Count up the lines in the following listing that hold the word "chart", then give only that count.
┄┄┄┄┄┄
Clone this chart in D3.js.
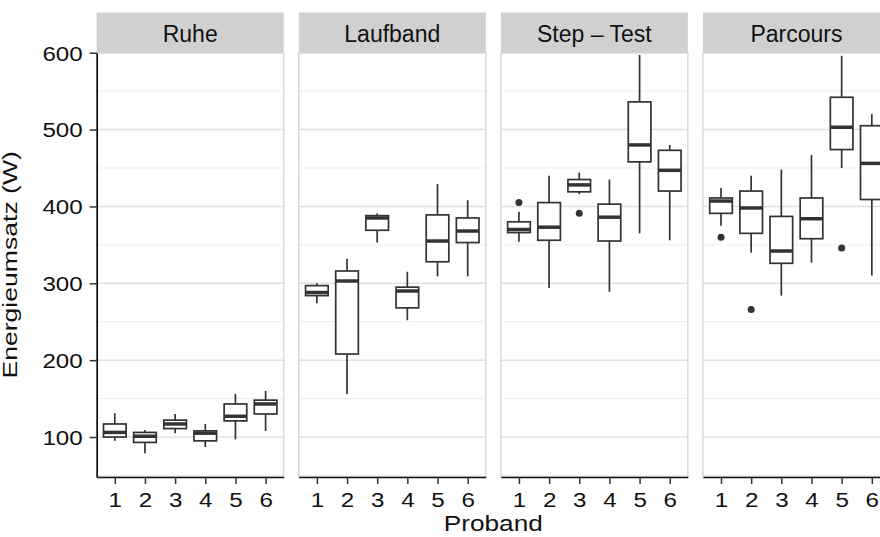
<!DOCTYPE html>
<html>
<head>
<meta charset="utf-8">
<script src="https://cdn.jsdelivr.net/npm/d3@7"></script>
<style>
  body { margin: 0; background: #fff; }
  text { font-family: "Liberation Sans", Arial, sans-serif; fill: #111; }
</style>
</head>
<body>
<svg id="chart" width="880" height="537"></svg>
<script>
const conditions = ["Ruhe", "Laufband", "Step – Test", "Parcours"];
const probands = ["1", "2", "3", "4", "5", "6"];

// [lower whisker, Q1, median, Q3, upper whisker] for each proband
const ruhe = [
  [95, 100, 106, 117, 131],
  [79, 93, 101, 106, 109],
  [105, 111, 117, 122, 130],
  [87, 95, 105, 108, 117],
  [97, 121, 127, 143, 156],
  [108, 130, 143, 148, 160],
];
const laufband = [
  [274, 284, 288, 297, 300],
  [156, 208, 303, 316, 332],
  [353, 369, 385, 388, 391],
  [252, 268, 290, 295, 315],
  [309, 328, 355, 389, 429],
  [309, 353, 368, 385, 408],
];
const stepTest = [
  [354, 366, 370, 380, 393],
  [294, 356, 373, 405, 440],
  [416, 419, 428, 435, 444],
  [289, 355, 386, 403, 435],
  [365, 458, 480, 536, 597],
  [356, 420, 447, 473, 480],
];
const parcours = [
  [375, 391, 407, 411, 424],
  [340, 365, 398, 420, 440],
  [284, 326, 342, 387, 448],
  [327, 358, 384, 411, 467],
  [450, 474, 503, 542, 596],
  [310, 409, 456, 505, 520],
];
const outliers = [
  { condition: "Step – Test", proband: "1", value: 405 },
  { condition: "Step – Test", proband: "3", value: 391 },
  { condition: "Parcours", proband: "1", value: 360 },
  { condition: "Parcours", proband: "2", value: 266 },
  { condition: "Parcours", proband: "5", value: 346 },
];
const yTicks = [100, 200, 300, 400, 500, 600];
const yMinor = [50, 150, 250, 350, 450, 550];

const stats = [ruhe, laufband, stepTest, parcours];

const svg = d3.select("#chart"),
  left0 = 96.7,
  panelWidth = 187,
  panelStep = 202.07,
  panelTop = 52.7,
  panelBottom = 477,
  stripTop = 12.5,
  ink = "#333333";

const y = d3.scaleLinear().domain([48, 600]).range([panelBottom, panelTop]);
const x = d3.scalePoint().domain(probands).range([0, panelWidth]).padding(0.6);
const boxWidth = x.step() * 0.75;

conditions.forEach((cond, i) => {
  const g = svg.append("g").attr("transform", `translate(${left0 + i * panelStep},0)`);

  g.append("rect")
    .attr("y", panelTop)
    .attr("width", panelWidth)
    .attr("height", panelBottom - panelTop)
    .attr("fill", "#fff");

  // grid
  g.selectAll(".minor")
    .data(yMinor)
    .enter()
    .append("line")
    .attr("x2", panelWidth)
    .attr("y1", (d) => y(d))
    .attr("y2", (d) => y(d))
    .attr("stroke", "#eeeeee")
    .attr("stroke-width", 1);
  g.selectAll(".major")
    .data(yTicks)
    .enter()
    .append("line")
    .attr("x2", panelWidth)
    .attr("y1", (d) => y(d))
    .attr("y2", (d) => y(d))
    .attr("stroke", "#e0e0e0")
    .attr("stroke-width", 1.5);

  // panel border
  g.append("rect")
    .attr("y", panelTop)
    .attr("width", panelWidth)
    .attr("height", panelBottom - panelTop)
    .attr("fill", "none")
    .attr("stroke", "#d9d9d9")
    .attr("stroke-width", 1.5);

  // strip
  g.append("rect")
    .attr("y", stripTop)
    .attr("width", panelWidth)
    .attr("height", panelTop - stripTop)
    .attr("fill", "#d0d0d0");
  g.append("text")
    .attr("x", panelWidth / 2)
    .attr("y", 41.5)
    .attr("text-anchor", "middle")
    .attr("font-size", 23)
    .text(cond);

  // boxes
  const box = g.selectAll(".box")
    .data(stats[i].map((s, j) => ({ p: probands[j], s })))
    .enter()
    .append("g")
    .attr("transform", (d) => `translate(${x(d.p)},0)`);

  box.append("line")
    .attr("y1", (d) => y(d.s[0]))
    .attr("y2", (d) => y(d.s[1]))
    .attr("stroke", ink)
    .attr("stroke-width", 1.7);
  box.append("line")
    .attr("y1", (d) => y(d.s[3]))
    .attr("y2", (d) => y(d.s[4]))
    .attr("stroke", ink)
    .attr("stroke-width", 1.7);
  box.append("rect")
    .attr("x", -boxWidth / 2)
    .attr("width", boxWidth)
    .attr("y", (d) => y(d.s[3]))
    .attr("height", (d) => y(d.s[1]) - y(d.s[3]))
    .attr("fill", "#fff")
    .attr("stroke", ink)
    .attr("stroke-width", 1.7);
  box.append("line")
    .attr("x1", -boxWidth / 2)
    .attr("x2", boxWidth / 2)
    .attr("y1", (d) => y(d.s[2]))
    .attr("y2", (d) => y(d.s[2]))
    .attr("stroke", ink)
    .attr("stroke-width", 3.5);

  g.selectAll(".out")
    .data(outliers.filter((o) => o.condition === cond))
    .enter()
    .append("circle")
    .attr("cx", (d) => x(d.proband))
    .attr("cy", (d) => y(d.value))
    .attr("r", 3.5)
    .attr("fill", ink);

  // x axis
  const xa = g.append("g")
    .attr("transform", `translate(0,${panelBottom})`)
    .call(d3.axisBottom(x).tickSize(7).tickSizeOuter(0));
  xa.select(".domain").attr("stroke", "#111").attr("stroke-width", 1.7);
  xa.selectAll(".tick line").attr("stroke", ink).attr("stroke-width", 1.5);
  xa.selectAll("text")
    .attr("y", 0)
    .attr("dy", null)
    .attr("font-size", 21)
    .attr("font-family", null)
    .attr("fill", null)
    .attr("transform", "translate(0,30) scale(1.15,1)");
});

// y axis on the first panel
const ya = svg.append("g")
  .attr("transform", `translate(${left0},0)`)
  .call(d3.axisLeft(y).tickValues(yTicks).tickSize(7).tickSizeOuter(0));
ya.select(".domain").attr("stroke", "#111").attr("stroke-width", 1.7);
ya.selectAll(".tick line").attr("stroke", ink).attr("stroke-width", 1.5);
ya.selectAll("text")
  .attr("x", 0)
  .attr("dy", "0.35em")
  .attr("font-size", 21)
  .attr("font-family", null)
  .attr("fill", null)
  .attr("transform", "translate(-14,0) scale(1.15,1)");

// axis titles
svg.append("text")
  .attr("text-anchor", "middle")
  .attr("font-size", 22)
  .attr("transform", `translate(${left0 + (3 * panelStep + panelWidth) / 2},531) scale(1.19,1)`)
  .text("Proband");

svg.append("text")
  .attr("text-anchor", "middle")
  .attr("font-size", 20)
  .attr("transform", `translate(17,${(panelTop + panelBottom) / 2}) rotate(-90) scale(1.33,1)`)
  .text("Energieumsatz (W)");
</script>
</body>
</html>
┄┄┄┄┄┄
_CORRECT OUTPUT:_
3